--- START Input material ---
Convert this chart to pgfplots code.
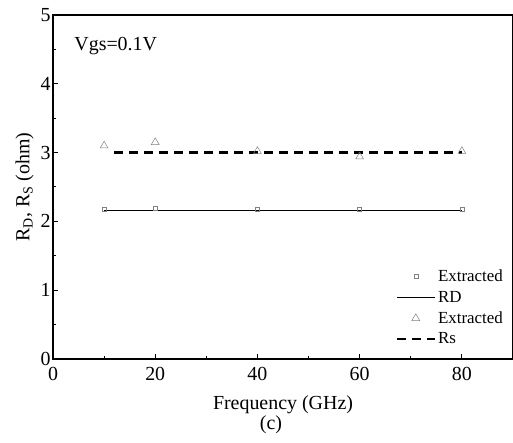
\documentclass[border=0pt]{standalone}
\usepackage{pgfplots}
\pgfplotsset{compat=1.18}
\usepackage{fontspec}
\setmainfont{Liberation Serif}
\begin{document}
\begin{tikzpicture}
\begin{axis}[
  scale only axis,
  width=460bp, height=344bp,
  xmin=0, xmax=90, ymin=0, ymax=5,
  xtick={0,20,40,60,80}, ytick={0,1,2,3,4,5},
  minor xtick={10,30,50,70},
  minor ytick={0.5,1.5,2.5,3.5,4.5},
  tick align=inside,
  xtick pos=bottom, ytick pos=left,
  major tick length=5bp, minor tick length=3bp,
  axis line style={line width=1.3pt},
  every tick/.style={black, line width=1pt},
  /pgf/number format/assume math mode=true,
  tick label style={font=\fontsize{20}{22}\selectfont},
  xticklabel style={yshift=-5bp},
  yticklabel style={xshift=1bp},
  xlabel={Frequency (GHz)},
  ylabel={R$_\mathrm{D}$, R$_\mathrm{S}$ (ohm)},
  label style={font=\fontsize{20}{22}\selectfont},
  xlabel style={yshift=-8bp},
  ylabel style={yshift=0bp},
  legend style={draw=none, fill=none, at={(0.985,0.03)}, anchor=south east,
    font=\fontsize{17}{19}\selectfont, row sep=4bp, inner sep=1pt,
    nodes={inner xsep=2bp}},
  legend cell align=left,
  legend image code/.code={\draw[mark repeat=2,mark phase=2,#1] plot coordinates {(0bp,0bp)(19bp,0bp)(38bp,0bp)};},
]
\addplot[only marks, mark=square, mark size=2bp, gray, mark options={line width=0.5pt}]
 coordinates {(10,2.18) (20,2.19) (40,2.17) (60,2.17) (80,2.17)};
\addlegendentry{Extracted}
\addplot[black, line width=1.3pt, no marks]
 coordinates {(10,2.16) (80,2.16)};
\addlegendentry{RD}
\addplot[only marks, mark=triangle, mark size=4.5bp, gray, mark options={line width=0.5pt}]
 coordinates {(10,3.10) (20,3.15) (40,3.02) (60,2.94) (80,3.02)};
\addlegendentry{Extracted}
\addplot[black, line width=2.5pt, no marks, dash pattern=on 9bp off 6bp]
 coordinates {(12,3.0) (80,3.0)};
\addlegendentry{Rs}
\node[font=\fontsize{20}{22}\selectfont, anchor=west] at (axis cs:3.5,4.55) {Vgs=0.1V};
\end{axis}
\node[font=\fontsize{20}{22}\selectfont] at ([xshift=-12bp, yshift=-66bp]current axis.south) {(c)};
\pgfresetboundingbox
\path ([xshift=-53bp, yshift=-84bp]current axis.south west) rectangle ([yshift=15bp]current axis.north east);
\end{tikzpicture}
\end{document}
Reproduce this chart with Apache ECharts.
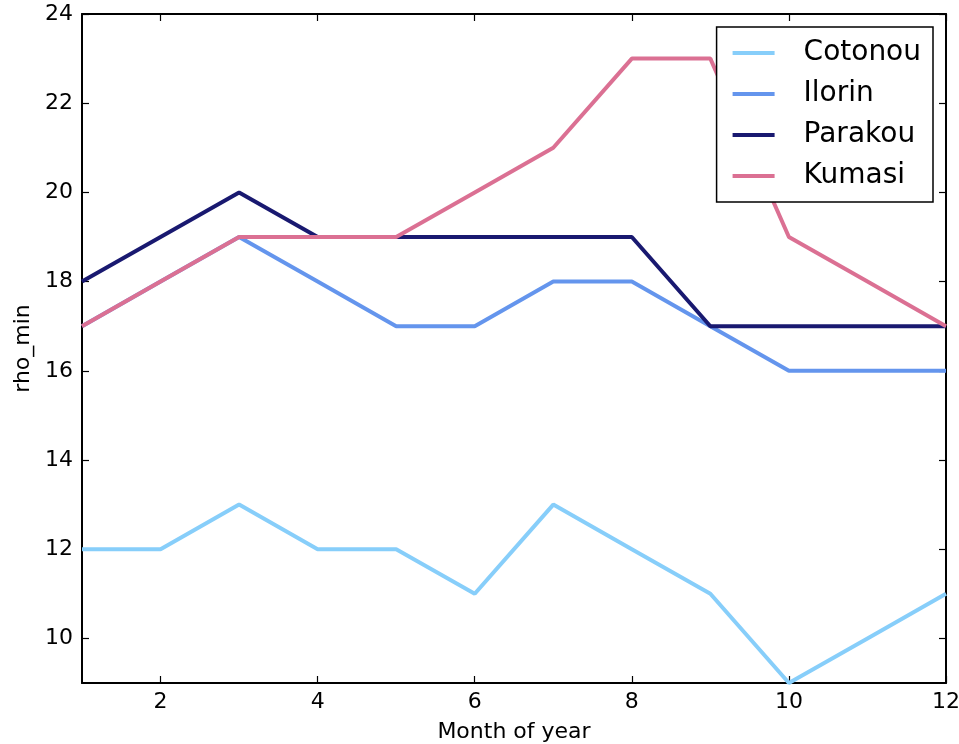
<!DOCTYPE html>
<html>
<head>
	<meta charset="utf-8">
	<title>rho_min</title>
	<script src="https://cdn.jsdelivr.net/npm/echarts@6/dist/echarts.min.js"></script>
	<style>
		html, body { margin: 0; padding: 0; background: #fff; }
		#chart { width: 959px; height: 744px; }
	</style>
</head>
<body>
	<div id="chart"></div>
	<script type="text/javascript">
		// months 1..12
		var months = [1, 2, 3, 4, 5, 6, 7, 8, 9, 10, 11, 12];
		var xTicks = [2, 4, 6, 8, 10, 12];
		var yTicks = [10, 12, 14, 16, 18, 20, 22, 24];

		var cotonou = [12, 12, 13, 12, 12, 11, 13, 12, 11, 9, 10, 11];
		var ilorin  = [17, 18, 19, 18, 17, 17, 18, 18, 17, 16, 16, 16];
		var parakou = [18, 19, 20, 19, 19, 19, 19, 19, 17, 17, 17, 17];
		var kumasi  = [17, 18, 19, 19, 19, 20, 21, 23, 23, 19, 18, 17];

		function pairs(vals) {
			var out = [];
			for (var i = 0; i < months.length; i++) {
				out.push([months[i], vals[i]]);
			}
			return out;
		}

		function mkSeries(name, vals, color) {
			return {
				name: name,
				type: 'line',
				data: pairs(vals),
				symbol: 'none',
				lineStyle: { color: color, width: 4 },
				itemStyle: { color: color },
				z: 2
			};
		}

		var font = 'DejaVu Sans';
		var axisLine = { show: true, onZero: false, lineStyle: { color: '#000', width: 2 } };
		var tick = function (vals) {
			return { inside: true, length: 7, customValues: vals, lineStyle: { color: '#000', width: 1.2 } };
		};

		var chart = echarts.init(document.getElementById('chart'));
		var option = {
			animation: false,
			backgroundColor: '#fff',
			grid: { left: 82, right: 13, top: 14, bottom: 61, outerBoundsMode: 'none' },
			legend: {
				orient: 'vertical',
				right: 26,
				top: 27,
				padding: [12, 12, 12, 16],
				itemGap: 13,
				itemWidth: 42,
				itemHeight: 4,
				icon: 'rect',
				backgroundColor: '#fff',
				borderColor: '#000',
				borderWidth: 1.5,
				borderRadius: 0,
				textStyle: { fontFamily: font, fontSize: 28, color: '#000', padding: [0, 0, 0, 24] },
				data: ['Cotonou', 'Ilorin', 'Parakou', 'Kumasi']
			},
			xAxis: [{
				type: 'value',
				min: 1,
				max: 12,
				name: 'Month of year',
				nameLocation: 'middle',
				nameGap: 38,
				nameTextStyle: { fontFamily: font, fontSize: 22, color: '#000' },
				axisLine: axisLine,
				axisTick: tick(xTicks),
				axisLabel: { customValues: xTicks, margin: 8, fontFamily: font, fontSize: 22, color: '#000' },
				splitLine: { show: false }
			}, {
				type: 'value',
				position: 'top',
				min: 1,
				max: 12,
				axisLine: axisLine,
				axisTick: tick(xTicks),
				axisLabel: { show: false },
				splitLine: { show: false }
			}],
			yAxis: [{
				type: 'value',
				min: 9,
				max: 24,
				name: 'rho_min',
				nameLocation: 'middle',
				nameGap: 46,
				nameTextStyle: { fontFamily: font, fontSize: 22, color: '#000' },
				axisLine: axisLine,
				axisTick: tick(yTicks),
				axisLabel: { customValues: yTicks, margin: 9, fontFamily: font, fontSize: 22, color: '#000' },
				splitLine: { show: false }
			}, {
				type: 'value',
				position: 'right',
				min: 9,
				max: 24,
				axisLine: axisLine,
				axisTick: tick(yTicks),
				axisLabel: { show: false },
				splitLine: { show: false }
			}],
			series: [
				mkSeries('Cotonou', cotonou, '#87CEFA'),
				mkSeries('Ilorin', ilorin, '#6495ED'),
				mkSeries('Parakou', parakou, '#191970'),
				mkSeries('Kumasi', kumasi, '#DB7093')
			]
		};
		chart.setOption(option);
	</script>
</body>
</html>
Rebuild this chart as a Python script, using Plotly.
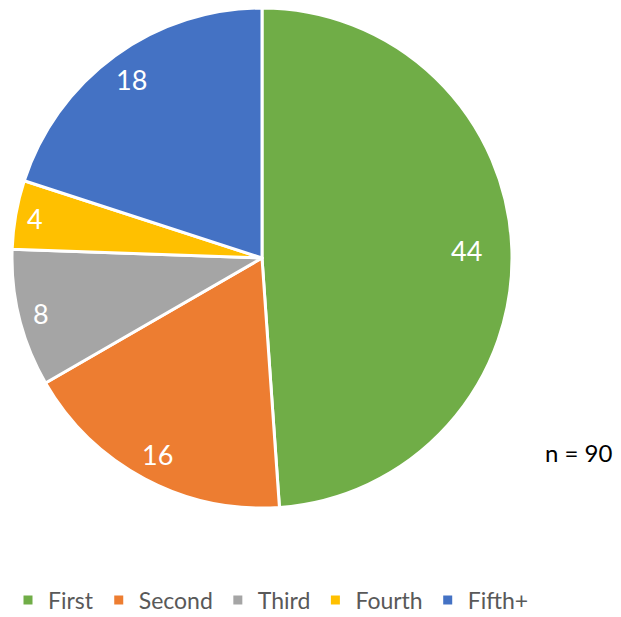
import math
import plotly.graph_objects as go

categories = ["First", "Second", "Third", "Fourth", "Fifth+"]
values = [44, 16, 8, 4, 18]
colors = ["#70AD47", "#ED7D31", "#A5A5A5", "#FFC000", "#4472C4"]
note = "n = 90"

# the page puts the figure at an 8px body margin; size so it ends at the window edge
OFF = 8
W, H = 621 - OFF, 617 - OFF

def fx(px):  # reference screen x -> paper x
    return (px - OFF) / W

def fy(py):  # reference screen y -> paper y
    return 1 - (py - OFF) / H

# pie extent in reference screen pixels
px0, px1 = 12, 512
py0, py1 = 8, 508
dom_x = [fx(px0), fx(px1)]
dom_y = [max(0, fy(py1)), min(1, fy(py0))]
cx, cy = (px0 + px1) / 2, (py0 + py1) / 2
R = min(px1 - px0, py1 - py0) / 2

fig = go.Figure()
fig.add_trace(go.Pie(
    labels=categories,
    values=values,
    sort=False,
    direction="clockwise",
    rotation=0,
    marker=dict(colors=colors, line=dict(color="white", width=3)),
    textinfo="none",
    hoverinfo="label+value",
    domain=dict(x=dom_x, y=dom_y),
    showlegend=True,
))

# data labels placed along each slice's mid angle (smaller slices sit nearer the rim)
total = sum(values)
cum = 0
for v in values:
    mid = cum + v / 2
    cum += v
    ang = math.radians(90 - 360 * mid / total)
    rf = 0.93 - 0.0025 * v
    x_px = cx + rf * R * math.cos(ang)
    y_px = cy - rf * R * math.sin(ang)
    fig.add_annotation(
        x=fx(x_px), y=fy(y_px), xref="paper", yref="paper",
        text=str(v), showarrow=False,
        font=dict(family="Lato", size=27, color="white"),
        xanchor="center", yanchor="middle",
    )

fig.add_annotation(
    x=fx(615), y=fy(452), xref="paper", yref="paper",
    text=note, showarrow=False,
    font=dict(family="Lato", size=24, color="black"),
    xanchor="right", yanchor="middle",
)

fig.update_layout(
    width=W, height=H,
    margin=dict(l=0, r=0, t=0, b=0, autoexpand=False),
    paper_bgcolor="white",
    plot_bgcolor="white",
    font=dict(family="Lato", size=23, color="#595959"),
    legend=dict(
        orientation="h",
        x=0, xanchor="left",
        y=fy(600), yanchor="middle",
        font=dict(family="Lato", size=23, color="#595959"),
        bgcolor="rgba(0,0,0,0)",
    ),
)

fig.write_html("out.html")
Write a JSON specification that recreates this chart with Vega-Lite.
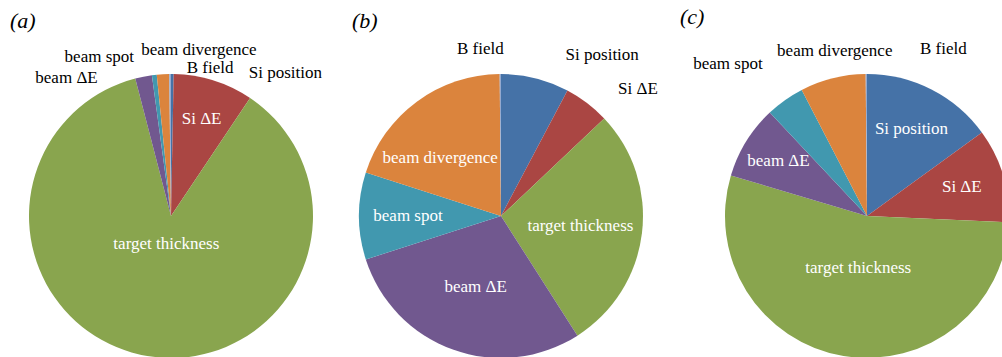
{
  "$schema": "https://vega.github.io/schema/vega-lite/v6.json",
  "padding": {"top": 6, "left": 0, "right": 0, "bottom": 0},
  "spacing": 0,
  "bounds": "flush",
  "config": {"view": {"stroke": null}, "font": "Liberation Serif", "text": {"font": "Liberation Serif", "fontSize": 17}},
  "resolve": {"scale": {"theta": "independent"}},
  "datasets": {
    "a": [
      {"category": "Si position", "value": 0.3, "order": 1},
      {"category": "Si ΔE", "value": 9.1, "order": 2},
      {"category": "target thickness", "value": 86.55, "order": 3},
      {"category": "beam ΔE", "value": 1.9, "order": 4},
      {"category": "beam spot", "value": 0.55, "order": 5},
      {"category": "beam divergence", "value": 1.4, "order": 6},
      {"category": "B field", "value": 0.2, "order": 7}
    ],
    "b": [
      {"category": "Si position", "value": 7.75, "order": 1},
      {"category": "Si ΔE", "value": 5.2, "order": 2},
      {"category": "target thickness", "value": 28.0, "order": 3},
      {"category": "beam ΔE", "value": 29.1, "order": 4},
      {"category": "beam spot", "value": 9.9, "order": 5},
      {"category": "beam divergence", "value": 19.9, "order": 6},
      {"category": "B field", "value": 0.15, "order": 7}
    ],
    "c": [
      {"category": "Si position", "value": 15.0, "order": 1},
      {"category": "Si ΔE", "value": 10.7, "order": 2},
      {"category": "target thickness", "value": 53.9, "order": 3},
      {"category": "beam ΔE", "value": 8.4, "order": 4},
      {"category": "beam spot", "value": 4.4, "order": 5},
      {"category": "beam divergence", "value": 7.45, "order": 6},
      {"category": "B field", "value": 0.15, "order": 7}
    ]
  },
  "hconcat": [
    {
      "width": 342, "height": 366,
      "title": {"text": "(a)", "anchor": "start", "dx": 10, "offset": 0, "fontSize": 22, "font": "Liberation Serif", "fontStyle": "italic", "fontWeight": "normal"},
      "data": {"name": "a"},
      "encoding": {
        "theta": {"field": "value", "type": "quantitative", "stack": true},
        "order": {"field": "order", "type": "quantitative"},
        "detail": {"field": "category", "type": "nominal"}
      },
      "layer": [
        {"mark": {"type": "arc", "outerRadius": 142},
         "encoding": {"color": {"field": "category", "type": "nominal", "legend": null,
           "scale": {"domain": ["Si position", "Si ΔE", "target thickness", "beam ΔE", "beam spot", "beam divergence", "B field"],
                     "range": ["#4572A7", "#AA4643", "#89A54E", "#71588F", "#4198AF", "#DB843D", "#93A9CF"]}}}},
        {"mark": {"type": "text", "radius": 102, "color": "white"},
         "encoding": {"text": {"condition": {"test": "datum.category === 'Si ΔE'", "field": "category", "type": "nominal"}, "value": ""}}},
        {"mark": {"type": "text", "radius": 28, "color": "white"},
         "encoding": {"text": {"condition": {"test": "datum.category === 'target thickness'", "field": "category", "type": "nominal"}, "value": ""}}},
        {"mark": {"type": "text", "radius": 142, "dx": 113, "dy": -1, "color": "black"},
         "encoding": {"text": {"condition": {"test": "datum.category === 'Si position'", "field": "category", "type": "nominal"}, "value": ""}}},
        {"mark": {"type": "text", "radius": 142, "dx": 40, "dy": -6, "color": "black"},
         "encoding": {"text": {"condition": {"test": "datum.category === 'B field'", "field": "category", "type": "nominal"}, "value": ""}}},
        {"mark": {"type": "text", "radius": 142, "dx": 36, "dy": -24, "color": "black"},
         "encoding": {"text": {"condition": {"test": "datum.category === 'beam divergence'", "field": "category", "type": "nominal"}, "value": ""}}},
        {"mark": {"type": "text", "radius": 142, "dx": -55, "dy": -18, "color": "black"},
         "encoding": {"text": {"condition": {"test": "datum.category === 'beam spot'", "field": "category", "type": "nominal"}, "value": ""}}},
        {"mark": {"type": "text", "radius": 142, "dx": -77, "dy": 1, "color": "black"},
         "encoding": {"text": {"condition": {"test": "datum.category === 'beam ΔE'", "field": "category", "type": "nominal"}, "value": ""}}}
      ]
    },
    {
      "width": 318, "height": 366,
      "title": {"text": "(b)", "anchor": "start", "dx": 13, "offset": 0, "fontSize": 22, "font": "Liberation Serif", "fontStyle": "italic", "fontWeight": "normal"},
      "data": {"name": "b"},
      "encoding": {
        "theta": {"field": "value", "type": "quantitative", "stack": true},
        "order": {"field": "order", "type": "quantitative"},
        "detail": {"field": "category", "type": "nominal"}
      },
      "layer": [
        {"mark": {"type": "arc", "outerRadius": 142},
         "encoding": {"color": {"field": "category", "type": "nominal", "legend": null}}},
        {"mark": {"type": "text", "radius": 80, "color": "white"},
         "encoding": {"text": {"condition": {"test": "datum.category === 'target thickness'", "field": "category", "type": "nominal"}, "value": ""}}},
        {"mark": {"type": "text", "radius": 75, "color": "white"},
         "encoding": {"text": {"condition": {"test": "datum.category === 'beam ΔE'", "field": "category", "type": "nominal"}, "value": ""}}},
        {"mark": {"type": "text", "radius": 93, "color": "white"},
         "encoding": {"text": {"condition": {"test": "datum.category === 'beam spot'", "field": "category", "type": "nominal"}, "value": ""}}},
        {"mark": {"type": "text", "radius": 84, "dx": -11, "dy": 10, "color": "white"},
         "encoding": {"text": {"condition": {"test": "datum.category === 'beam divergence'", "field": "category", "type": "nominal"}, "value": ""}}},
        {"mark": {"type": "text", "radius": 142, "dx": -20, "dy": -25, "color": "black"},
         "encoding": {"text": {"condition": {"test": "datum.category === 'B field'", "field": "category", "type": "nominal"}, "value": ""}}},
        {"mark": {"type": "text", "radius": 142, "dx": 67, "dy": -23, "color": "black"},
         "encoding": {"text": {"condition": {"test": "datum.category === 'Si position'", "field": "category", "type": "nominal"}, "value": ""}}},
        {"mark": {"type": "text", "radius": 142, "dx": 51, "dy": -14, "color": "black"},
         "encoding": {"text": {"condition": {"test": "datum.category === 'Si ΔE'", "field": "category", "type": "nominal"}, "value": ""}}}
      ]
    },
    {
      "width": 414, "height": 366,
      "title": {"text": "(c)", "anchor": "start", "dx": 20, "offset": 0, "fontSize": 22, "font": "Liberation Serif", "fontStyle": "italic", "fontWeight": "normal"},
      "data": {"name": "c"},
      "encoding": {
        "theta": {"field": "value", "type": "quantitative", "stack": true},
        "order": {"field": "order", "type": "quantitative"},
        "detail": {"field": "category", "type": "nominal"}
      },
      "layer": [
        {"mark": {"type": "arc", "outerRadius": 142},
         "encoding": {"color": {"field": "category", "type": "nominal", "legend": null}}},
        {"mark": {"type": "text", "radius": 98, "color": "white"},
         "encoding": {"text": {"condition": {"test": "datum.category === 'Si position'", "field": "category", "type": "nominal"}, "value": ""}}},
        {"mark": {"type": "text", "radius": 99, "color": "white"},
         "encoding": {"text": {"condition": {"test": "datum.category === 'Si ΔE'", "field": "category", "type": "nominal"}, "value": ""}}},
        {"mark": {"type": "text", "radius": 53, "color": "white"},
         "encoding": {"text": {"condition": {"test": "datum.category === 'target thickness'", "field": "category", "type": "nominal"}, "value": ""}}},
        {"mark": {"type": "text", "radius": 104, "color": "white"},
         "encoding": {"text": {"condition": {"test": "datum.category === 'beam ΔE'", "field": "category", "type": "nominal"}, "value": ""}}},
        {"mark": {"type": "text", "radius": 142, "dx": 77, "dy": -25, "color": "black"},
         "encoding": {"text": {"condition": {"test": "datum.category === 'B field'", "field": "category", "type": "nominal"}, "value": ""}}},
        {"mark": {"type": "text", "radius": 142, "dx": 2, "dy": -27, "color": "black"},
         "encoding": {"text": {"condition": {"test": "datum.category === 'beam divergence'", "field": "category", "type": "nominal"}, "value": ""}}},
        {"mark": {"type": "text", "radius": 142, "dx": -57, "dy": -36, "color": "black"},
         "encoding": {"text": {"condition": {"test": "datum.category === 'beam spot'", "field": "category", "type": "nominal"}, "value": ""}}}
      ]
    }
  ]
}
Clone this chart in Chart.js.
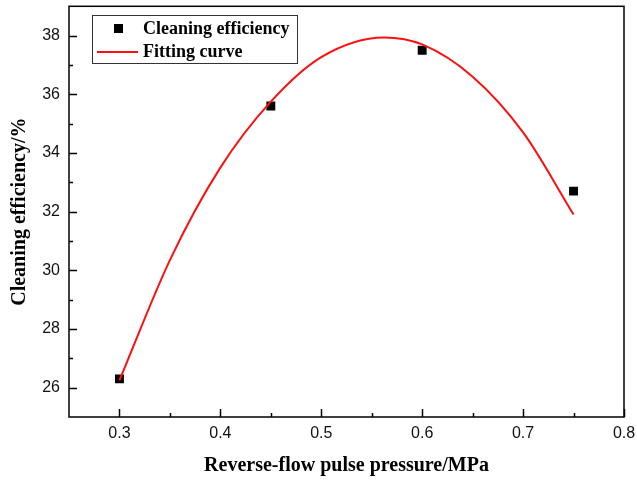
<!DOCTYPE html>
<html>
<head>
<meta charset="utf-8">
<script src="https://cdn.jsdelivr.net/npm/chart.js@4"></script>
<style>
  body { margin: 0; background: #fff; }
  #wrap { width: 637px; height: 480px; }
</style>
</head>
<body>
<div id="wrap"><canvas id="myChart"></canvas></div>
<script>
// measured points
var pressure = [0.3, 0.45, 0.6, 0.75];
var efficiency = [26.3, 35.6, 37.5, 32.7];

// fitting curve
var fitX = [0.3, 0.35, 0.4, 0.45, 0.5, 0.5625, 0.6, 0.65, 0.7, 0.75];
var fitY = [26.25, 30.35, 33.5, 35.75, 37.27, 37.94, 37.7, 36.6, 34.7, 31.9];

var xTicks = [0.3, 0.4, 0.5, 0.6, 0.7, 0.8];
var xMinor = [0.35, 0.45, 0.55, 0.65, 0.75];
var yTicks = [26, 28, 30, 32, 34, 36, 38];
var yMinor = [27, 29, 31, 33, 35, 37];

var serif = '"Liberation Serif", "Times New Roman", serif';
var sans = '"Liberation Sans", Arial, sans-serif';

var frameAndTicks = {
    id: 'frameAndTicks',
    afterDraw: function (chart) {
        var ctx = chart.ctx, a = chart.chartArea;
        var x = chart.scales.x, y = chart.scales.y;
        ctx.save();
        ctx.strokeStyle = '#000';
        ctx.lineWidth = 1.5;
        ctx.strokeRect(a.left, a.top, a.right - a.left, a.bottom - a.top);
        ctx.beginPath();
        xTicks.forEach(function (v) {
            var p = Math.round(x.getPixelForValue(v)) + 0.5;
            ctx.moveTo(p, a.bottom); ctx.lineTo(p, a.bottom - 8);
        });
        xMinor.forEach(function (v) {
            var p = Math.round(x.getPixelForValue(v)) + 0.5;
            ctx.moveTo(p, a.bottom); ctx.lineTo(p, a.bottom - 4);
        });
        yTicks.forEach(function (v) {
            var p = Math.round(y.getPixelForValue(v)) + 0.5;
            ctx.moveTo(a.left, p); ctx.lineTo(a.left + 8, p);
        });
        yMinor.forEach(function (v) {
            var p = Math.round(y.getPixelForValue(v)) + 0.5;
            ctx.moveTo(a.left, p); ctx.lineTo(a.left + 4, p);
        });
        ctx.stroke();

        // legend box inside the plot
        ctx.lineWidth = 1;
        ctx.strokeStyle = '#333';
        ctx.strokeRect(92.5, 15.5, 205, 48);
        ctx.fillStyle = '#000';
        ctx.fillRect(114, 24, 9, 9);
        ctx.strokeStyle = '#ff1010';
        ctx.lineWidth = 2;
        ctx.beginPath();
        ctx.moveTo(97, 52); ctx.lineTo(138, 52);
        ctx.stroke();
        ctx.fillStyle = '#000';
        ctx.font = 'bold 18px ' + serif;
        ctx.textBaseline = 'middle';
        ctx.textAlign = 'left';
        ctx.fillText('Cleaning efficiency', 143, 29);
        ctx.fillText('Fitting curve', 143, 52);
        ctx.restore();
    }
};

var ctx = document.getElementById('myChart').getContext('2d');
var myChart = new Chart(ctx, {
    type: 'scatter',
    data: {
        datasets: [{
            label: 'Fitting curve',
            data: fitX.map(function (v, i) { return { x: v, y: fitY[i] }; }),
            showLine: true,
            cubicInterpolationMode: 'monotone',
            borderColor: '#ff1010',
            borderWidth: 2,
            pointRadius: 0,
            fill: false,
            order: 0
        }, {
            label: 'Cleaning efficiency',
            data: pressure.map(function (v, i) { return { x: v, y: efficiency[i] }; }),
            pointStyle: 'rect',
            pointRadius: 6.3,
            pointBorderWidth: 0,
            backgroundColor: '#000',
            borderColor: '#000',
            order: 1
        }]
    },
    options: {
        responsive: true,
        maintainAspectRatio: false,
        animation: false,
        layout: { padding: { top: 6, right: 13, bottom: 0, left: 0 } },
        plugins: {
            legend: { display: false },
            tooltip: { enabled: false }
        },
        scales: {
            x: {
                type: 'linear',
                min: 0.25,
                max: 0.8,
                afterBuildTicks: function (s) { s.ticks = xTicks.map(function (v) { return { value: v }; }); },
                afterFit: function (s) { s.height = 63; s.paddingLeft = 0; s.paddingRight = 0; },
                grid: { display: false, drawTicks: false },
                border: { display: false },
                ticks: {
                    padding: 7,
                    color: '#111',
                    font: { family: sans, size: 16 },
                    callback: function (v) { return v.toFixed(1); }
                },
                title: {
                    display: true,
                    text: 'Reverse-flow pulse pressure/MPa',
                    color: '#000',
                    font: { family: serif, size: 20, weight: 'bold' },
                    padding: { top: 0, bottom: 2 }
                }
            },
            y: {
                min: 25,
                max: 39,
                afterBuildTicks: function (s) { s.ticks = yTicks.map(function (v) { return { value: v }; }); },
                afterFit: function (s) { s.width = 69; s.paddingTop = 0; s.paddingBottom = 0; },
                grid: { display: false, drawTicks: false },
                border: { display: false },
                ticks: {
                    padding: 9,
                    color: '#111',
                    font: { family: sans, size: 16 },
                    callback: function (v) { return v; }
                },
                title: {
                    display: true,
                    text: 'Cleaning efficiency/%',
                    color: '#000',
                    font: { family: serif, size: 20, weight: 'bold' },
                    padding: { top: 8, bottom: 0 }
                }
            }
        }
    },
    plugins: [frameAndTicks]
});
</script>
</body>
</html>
--- END Input material ---
Task goal.
Tally how many lines of the records hold the word "script". Answer with the number only.

Solution to this task.
7